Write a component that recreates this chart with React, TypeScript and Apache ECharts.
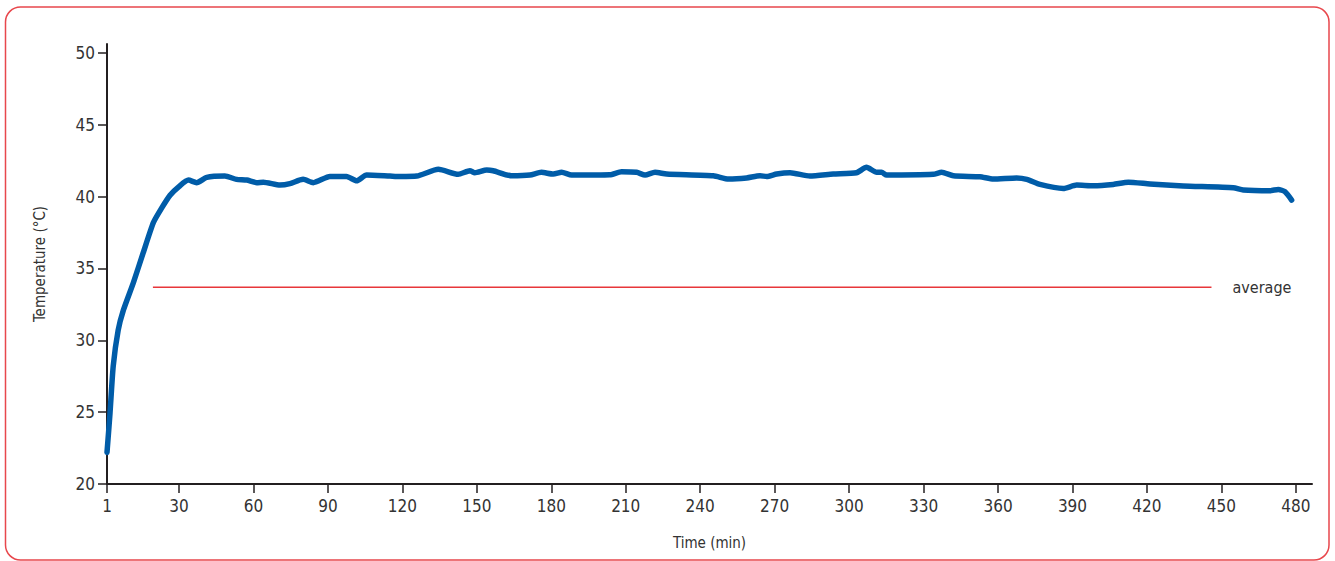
import React, { useEffect, useRef } from "react";
import * as echarts from "echarts";

const times = [1, 2.2, 3.5, 5.5, 7.6, 11.6, 15.6, 19.7, 23, 26.4, 30, 33.8, 37.1, 41.2, 48.5, 53.2, 57.3, 61.3, 64, 70.7, 74.7, 80, 84.1, 90.8, 97.5, 101.6, 105.6, 115, 119, 125.8, 134.5, 142.5, 147.2, 149.2, 154, 156.6, 164, 171.4, 176, 180.8, 184.2, 188.2, 203.6, 208.3, 214.4, 217.8, 221.8, 226.5, 245.3, 251.4, 258.7, 264.1, 266.8, 270.8, 276.2, 284.2, 293.6, 303, 307, 311.1, 313.1, 315.1, 333.9, 337.3, 342, 352.7, 358.1, 367.5, 371.6, 376.9, 386.3, 391.7, 398.4, 406.4, 412.5, 421.2, 434.6, 454.8, 458.8, 469.6, 472.9, 475.6, 478.3];
const temps = [22.2, 24.9, 28.2, 30.7, 32.1, 34.0, 36.1, 38.2, 39.2, 40.1, 40.7, 41.15, 40.97, 41.34, 41.43, 41.2, 41.15, 40.97, 41.0, 40.8, 40.9, 41.2, 40.97, 41.4, 41.4, 41.1, 41.5, 41.43, 41.4, 41.43, 41.9, 41.55, 41.8, 41.66, 41.85, 41.8, 41.45, 41.5, 41.69, 41.57, 41.69, 41.5, 41.52, 41.73, 41.69, 41.5, 41.69, 41.57, 41.45, 41.22, 41.3, 41.45, 41.4, 41.57, 41.66, 41.43, 41.57, 41.66, 42.04, 41.69, 41.69, 41.5, 41.55, 41.69, 41.45, 41.38, 41.22, 41.3, 41.2, 40.85, 40.57, 40.8, 40.76, 40.85, 41.0, 40.88, 40.74, 40.62, 40.46, 40.41, 40.5, 40.34, 39.76];

const xTicks = [1, 30, 60, 90, 120, 150, 180, 210, 240, 270, 300, 330, 360, 390, 420, 450, 480];
const yTicks = [20, 25, 30, 35, 40, 45, 50];

const averageValue = 33.7;
const averageStart = 19.5;
const averageEnd = 446;

const FONT = "DejaVu Sans Condensed";

export default function App() {
  const ref = useRef<HTMLDivElement>(null);
  useEffect(() => {
    if (!ref.current) return;
    const chart = echarts.init(ref.current, null, { renderer: "svg" });
    const axisColor = "#231f20";
    chart.setOption({
      animation: false,
      backgroundColor: "#ffffff",
      grid: { left: 107, right: 23, top: 44, bottom: 77 },
      xAxis: {
        type: "value",
        min: 1,
        max: 486.5,
        name: "Time (min)",
        nameLocation: "middle",
        nameGap: 51,
        nameTextStyle: { color: "#333", fontFamily: FONT, fontSize: 15 },
        splitLine: { show: false },
        axisLine: { show: true, lineStyle: { color: axisColor, width: 2 } },
        axisTick: { show: true, length: 9, customValues: xTicks, lineStyle: { color: axisColor, width: 1.5 } },
        axisLabel: { customValues: xTicks, color: "#333", fontFamily: FONT, fontSize: 17, margin: 13 },
      },
      yAxis: {
        type: "value",
        min: 20,
        max: 50.62,
        name: "Temperature (°C)",
        nameLocation: "middle",
        nameGap: 60,
        nameRotate: 90,
        nameTextStyle: { color: "#333", fontFamily: FONT, fontSize: 15 },
        splitLine: { show: false },
        axisLine: { show: true, lineStyle: { color: axisColor, width: 2 } },
        axisTick: { show: true, length: 9, customValues: yTicks, lineStyle: { color: axisColor, width: 1.5 } },
        axisLabel: { customValues: yTicks, color: "#333", fontFamily: FONT, fontSize: 17, margin: 12 },
      },
      series: [
        {
          type: "line",
          data: [
            [averageStart, averageValue],
            [averageEnd, averageValue],
          ],
          showSymbol: false,
          symbol: "none",
          lineStyle: { color: "#e8363a", width: 1.5 },
          endLabel: {
            show: true,
            formatter: "average",
            color: "#333",
            fontFamily: FONT,
            fontSize: 16,
            distance: 21,
          },
          z: 1,
        },
        {
          type: "line",
          data: times.map((t, i) => [t, temps[i]]),
          showSymbol: false,
          symbol: "none",
          smooth: 0.2,
          lineStyle: { color: "#005ca8", width: 5.5, cap: "round", join: "round" },
          z: 2,
        },
      ],
      graphic: [
        {
          type: "rect",
          shape: { x: 5.5, y: 7, width: 1323.5, height: 553, r: 15 },
          style: { fill: "none", stroke: "#e8474c", lineWidth: 1.5 },
          silent: true,
        },
      ],
    });
    return () => chart.dispose();
  }, []);
  return <div ref={ref} style={{ position: "fixed", left: 0, top: 0, width: 1335, height: 561 }} />;
}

# # # #

**Problem statement:** Your task is to restate word for word the lines from the top of the data to the line containing "import * as", both ends included, with every picture left out.

**Correct output:**
Write a component that recreates this chart with React, TypeScript and Apache ECharts.
import React, { useEffect, useRef } from "react";
import * as echarts from "echarts";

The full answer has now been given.